# FAO: ADMIN



## faipdeooiad (Apr 24, 2012)

Is there anyone at the wheel at the moment? My guy from HQ has been trying to get a response on some advertising and has had no reply despite 2 emails sent.


----------



## faipdeooiad (Apr 24, 2012)

@Lorian


----------



## faipdeooiad (Apr 24, 2012)

Anyone?


----------



## Mingster (Mar 25, 2011)

faipdeooiad said:


> Anyone?


 I'm here but I can't help you.


----------



## faipdeooiad (Apr 24, 2012)

Mingster said:


> I'm here but I can't help you.


 You'll do.

we've been trying to give UK-M a significant chunk of change for some advertising - why aren't they responding to us @Mingster?


----------



## Mingster (Mar 25, 2011)

faipdeooiad said:


> You'll do.
> 
> we've been trying to give UK-M a significant chunk of change for some advertising - why aren't they responding to us @Mingster?


 I don't know. I haven't any extra contacting options.

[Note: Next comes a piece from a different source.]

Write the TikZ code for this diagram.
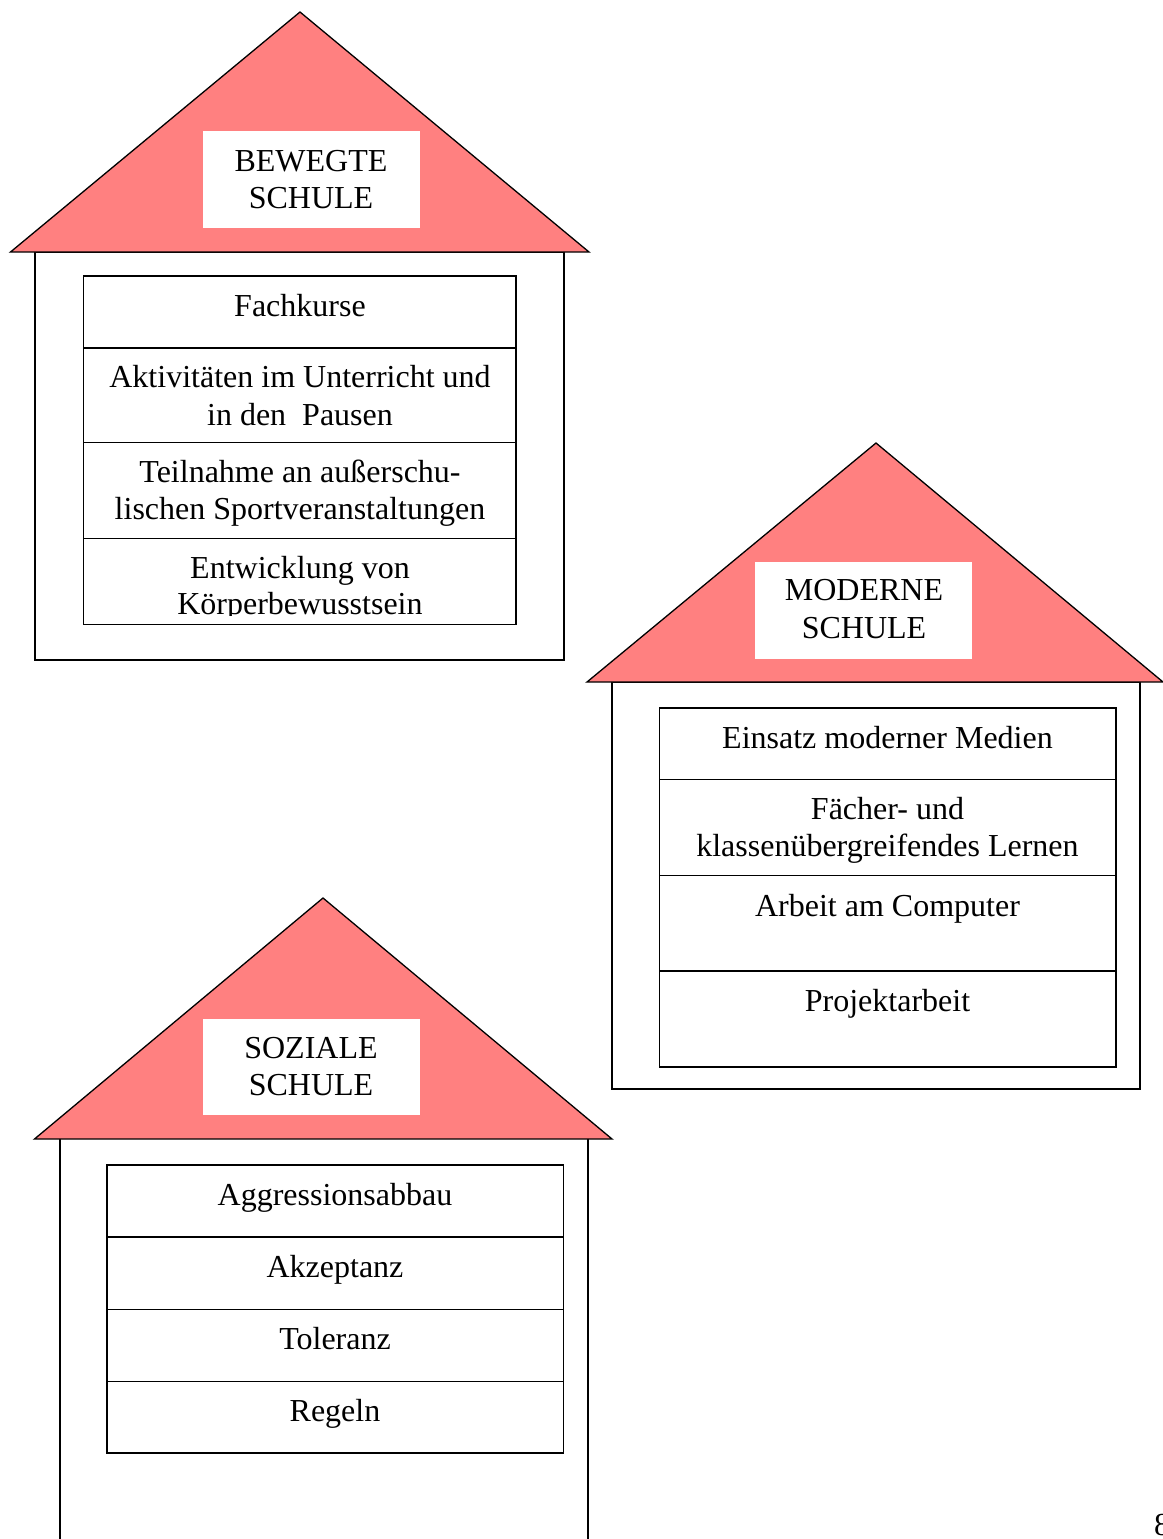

You could try the UK-M Facebook page.


----------



## faipdeooiad (Apr 24, 2012)

@Pscarb sorry to tag you but as a mod, do you have any contact methods with any of the admin?


----------



## faipdeooiad (Apr 24, 2012)

daily bump

@Lorian


----------



## faipdeooiad (Apr 24, 2012)

Good morning bump!

:surrender:


----------